Problem description ▸ Leave out the pictures and copy each record below exactly.
# Material start
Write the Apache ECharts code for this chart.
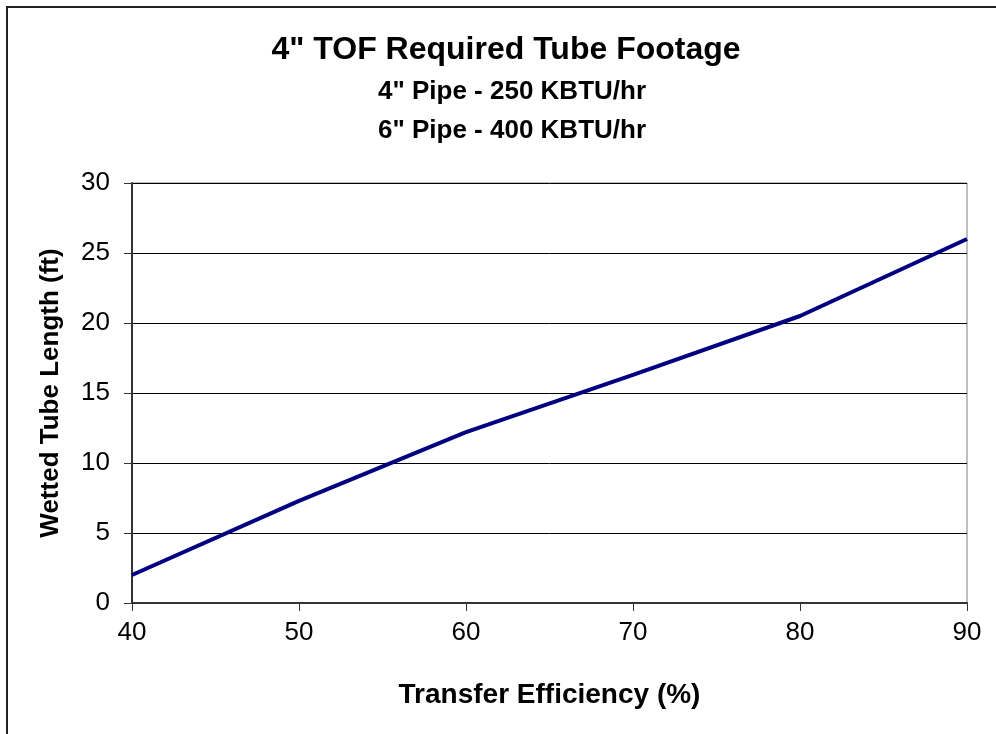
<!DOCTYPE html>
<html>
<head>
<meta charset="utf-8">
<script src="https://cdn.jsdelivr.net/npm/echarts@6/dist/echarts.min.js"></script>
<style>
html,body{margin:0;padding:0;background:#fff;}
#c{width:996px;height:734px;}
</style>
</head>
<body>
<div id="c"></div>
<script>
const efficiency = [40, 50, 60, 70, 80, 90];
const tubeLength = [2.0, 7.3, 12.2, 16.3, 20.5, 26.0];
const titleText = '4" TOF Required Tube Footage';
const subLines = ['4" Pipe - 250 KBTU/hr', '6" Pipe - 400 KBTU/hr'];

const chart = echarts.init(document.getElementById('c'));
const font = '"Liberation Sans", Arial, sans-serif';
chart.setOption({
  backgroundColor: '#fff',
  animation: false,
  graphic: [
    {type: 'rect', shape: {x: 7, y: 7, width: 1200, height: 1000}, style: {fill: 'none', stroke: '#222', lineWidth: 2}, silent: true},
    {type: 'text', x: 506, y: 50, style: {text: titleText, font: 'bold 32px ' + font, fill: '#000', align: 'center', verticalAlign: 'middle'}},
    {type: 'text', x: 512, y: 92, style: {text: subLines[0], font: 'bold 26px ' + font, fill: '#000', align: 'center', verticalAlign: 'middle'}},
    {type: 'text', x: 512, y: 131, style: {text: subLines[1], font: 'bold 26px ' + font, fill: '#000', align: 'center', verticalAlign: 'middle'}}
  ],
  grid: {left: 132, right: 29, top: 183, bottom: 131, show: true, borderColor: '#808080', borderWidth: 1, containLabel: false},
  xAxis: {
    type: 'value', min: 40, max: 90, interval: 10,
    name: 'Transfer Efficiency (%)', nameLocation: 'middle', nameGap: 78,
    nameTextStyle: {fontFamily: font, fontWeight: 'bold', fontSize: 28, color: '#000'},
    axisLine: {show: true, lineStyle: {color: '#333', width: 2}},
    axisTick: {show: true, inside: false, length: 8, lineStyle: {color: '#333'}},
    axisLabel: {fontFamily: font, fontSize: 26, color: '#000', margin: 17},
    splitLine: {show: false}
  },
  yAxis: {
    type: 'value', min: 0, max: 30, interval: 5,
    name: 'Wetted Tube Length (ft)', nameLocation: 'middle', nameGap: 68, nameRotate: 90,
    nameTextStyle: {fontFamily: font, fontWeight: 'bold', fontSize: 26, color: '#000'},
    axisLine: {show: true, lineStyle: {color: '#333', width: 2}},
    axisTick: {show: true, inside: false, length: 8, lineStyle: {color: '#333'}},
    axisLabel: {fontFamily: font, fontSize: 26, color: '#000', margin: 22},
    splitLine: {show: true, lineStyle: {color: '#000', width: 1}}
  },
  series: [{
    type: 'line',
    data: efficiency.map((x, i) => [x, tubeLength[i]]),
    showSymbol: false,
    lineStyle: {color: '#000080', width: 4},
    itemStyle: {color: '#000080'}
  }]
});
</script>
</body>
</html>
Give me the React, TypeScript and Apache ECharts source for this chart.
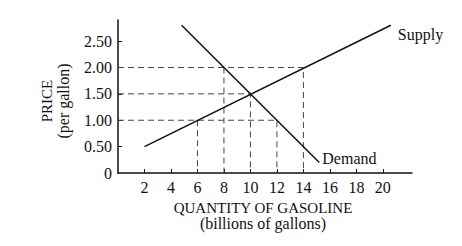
# Material end
Task solution ▸
Write the Apache ECharts code for this chart.
<!DOCTYPE html>
<html>
<head>
<meta charset="utf-8">
<script src="https://cdn.jsdelivr.net/npm/echarts@6/dist/echarts.min.js"></script>
<style>
html,body{margin:0;padding:0;background:#fff;}
#c{width:996px;height:734px;}
</style>
</head>
<body>
<div id="c"></div>
<script>
const efficiency = [40, 50, 60, 70, 80, 90];
const tubeLength = [2.0, 7.3, 12.2, 16.3, 20.5, 26.0];
const titleText = '4" TOF Required Tube Footage';
const subLines = ['4" Pipe - 250 KBTU/hr', '6" Pipe - 400 KBTU/hr'];

const chart = echarts.init(document.getElementById('c'));
const font = '"Liberation Sans", Arial, sans-serif';
chart.setOption({
  backgroundColor: '#fff',
  animation: false,
  graphic: [
    {type: 'rect', shape: {x: 7, y: 7, width: 1200, height: 1000}, style: {fill: 'none', stroke: '#222', lineWidth: 2}, silent: true},
    {type: 'text', x: 506, y: 50, style: {text: titleText, font: 'bold 32px ' + font, fill: '#000', align: 'center', verticalAlign: 'middle'}},
    {type: 'text', x: 512, y: 92, style: {text: subLines[0], font: 'bold 26px ' + font, fill: '#000', align: 'center', verticalAlign: 'middle'}},
    {type: 'text', x: 512, y: 131, style: {text: subLines[1], font: 'bold 26px ' + font, fill: '#000', align: 'center', verticalAlign: 'middle'}}
  ],
  grid: {left: 132, right: 29, top: 183, bottom: 131, show: true, borderColor: '#808080', borderWidth: 1, containLabel: false},
  xAxis: {
    type: 'value', min: 40, max: 90, interval: 10,
    name: 'Transfer Efficiency (%)', nameLocation: 'middle', nameGap: 78,
    nameTextStyle: {fontFamily: font, fontWeight: 'bold', fontSize: 28, color: '#000'},
    axisLine: {show: true, lineStyle: {color: '#333', width: 2}},
    axisTick: {show: true, inside: false, length: 8, lineStyle: {color: '#333'}},
    axisLabel: {fontFamily: font, fontSize: 26, color: '#000', margin: 17},
    splitLine: {show: false}
  },
  yAxis: {
    type: 'value', min: 0, max: 30, interval: 5,
    name: 'Wetted Tube Length (ft)', nameLocation: 'middle', nameGap: 68, nameRotate: 90,
    nameTextStyle: {fontFamily: font, fontWeight: 'bold', fontSize: 26, color: '#000'},
    axisLine: {show: true, lineStyle: {color: '#333', width: 2}},
    axisTick: {show: true, inside: false, length: 8, lineStyle: {color: '#333'}},
    axisLabel: {fontFamily: font, fontSize: 26, color: '#000', margin: 22},
    splitLine: {show: true, lineStyle: {color: '#000', width: 1}}
  },
  series: [{
    type: 'line',
    data: efficiency.map((x, i) => [x, tubeLength[i]]),
    showSymbol: false,
    lineStyle: {color: '#000080', width: 4},
    itemStyle: {color: '#000080'}
  }]
});
</script>
</body>
</html>
Give me the React, TypeScript and Apache ECharts source for this chart.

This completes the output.